:: WORK TO DO ::
Leave out any pictures and transcribe all other data below exactly.

:: INFORMATION SUPPLIED ::

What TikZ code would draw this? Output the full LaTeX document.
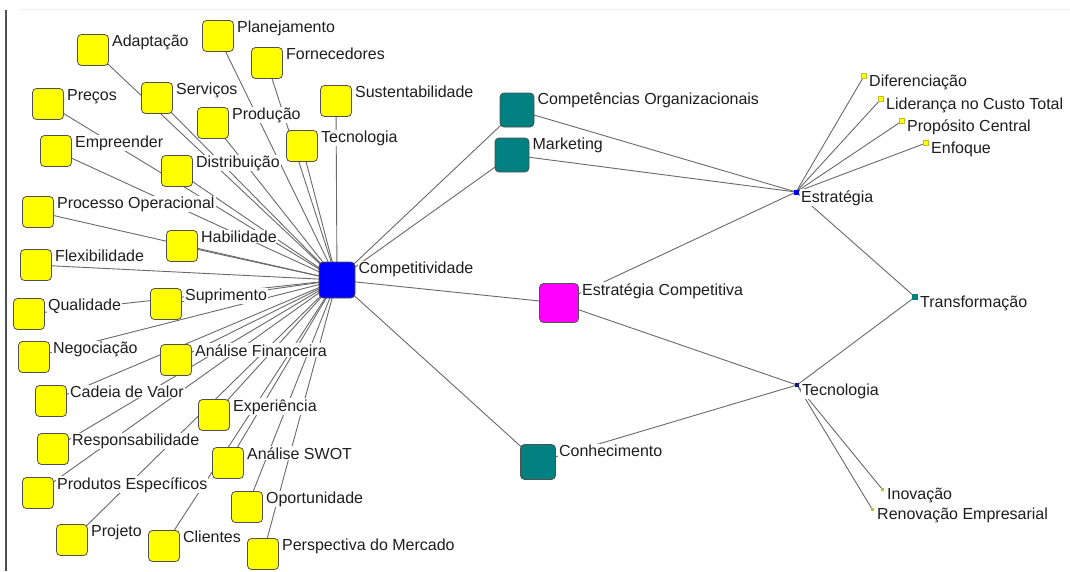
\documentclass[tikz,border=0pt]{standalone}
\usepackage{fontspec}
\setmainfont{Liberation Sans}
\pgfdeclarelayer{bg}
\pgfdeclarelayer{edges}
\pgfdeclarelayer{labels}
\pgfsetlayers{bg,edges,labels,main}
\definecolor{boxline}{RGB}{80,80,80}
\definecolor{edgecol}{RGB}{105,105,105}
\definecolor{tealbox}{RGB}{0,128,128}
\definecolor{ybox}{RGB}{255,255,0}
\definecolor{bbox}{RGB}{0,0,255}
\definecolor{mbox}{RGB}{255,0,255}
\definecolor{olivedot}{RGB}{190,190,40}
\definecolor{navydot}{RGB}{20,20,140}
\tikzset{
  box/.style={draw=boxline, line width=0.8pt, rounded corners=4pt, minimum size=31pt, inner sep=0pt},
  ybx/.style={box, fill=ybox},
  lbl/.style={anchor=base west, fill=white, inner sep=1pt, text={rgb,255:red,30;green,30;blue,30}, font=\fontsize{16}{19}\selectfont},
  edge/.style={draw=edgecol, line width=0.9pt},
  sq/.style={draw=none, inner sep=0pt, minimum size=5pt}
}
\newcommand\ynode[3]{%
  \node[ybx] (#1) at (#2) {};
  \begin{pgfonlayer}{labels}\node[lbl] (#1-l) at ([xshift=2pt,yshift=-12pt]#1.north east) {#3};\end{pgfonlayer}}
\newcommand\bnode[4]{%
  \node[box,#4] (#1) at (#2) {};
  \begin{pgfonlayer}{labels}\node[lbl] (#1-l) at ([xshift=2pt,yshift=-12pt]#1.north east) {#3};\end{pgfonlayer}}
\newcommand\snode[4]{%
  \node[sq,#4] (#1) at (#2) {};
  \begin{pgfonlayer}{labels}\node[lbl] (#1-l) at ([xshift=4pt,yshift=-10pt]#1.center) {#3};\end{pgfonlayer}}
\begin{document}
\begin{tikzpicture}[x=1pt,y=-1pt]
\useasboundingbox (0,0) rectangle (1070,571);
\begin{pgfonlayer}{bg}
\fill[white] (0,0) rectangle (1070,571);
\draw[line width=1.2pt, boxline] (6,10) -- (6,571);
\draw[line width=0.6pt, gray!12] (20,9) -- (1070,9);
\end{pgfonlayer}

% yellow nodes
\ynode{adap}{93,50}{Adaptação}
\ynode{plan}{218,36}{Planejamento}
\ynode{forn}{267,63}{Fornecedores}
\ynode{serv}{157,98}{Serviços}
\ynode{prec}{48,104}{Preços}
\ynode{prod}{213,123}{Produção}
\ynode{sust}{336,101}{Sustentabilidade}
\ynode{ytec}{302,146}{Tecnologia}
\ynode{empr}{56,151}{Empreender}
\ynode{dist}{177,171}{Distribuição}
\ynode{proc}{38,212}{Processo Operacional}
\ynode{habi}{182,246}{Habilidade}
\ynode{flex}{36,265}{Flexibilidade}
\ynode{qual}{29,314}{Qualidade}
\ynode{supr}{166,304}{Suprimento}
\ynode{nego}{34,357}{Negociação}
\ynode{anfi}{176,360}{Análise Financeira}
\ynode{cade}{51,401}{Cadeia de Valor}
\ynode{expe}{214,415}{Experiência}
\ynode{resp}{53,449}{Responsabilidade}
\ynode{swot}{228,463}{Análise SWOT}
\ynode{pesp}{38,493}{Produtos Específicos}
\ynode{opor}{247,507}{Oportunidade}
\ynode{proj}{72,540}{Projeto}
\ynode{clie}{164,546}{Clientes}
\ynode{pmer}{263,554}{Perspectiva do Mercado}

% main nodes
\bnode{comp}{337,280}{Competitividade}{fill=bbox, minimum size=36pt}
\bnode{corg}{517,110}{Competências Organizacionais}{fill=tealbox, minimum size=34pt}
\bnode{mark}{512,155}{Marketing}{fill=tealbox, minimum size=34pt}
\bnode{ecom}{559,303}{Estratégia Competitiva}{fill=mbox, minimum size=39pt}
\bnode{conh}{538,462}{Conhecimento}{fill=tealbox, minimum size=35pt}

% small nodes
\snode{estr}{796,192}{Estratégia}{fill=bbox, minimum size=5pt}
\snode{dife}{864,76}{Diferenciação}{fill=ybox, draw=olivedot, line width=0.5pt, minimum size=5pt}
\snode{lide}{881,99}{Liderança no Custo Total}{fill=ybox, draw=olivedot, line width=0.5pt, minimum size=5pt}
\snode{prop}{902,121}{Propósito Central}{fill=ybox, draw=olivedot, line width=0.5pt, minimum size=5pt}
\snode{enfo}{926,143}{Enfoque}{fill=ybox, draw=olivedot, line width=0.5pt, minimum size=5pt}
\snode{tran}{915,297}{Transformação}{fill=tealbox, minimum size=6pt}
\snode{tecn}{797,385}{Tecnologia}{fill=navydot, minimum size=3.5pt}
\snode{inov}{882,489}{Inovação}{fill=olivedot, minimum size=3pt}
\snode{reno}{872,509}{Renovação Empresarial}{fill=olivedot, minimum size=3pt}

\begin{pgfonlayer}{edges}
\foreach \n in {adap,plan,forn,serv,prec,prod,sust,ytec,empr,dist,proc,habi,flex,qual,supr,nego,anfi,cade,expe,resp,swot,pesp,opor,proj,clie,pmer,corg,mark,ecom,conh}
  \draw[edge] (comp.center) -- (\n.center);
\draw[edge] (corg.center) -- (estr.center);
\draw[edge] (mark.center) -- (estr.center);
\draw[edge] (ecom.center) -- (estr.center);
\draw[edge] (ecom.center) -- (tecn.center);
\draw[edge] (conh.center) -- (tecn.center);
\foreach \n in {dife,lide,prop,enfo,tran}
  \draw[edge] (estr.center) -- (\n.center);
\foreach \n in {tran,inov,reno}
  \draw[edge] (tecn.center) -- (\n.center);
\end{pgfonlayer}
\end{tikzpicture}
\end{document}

:: EXERCISE RESPONSE ::
What TikZ code would draw this? Output the full LaTeX document.
\documentclass[tikz,border=0pt]{standalone}
\usepackage{fontspec}
\setmainfont{Liberation Sans}
\pgfdeclarelayer{bg}
\pgfdeclarelayer{edges}
\pgfdeclarelayer{labels}
\pgfsetlayers{bg,edges,labels,main}
\definecolor{boxline}{RGB}{80,80,80}
\definecolor{edgecol}{RGB}{105,105,105}
\definecolor{tealbox}{RGB}{0,128,128}
\definecolor{ybox}{RGB}{255,255,0}
\definecolor{bbox}{RGB}{0,0,255}
\definecolor{mbox}{RGB}{255,0,255}
\definecolor{olivedot}{RGB}{190,190,40}
\definecolor{navydot}{RGB}{20,20,140}
\tikzset{
  box/.style={draw=boxline, line width=0.8pt, rounded corners=4pt, minimum size=31pt, inner sep=0pt},
  ybx/.style={box, fill=ybox},
  lbl/.style={anchor=base west, fill=white, inner sep=1pt, text={rgb,255:red,30;green,30;blue,30}, font=\fontsize{16}{19}\selectfont},
  edge/.style={draw=edgecol, line width=0.9pt},
  sq/.style={draw=none, inner sep=0pt, minimum size=5pt}
}
\newcommand\ynode[3]{%
  \node[ybx] (#1) at (#2) {};
  \begin{pgfonlayer}{labels}\node[lbl] (#1-l) at ([xshift=2pt,yshift=-12pt]#1.north east) {#3};\end{pgfonlayer}}
\newcommand\bnode[4]{%
  \node[box,#4] (#1) at (#2) {};
  \begin{pgfonlayer}{labels}\node[lbl] (#1-l) at ([xshift=2pt,yshift=-12pt]#1.north east) {#3};\end{pgfonlayer}}
\newcommand\snode[4]{%
  \node[sq,#4] (#1) at (#2) {};
  \begin{pgfonlayer}{labels}\node[lbl] (#1-l) at ([xshift=4pt,yshift=-10pt]#1.center) {#3};\end{pgfonlayer}}
\begin{document}
\begin{tikzpicture}[x=1pt,y=-1pt]
\useasboundingbox (0,0) rectangle (1070,571);
\begin{pgfonlayer}{bg}
\fill[white] (0,0) rectangle (1070,571);
\draw[line width=1.2pt, boxline] (6,10) -- (6,571);
\draw[line width=0.6pt, gray!12] (20,9) -- (1070,9);
\end{pgfonlayer}

% yellow nodes
\ynode{adap}{93,50}{Adaptação}
\ynode{plan}{218,36}{Planejamento}
\ynode{forn}{267,63}{Fornecedores}
\ynode{serv}{157,98}{Serviços}
\ynode{prec}{48,104}{Preços}
\ynode{prod}{213,123}{Produção}
\ynode{sust}{336,101}{Sustentabilidade}
\ynode{ytec}{302,146}{Tecnologia}
\ynode{empr}{56,151}{Empreender}
\ynode{dist}{177,171}{Distribuição}
\ynode{proc}{38,212}{Processo Operacional}
\ynode{habi}{182,246}{Habilidade}
\ynode{flex}{36,265}{Flexibilidade}
\ynode{qual}{29,314}{Qualidade}
\ynode{supr}{166,304}{Suprimento}
\ynode{nego}{34,357}{Negociação}
\ynode{anfi}{176,360}{Análise Financeira}
\ynode{cade}{51,401}{Cadeia de Valor}
\ynode{expe}{214,415}{Experiência}
\ynode{resp}{53,449}{Responsabilidade}
\ynode{swot}{228,463}{Análise SWOT}
\ynode{pesp}{38,493}{Produtos Específicos}
\ynode{opor}{247,507}{Oportunidade}
\ynode{proj}{72,540}{Projeto}
\ynode{clie}{164,546}{Clientes}
\ynode{pmer}{263,554}{Perspectiva do Mercado}

% main nodes
\bnode{comp}{337,280}{Competitividade}{fill=bbox, minimum size=36pt}
\bnode{corg}{517,110}{Competências Organizacionais}{fill=tealbox, minimum size=34pt}
\bnode{mark}{512,155}{Marketing}{fill=tealbox, minimum size=34pt}
\bnode{ecom}{559,303}{Estratégia Competitiva}{fill=mbox, minimum size=39pt}
\bnode{conh}{538,462}{Conhecimento}{fill=tealbox, minimum size=35pt}

% small nodes
\snode{estr}{796,192}{Estratégia}{fill=bbox, minimum size=5pt}
\snode{dife}{864,76}{Diferenciação}{fill=ybox, draw=olivedot, line width=0.5pt, minimum size=5pt}
\snode{lide}{881,99}{Liderança no Custo Total}{fill=ybox, draw=olivedot, line width=0.5pt, minimum size=5pt}
\snode{prop}{902,121}{Propósito Central}{fill=ybox, draw=olivedot, line width=0.5pt, minimum size=5pt}
\snode{enfo}{926,143}{Enfoque}{fill=ybox, draw=olivedot, line width=0.5pt, minimum size=5pt}
\snode{tran}{915,297}{Transformação}{fill=tealbox, minimum size=6pt}
\snode{tecn}{797,385}{Tecnologia}{fill=navydot, minimum size=3.5pt}
\snode{inov}{882,489}{Inovação}{fill=olivedot, minimum size=3pt}
\snode{reno}{872,509}{Renovação Empresarial}{fill=olivedot, minimum size=3pt}

\begin{pgfonlayer}{edges}
\foreach \n in {adap,plan,forn,serv,prec,prod,sust,ytec,empr,dist,proc,habi,flex,qual,supr,nego,anfi,cade,expe,resp,swot,pesp,opor,proj,clie,pmer,corg,mark,ecom,conh}
  \draw[edge] (comp.center) -- (\n.center);
\draw[edge] (corg.center) -- (estr.center);
\draw[edge] (mark.center) -- (estr.center);
\draw[edge] (ecom.center) -- (estr.center);
\draw[edge] (ecom.center) -- (tecn.center);
\draw[edge] (conh.center) -- (tecn.center);
\foreach \n in {dife,lide,prop,enfo,tran}
  \draw[edge] (estr.center) -- (\n.center);
\foreach \n in {tran,inov,reno}
  \draw[edge] (tecn.center) -- (\n.center);
\end{pgfonlayer}
\end{tikzpicture}
\end{document}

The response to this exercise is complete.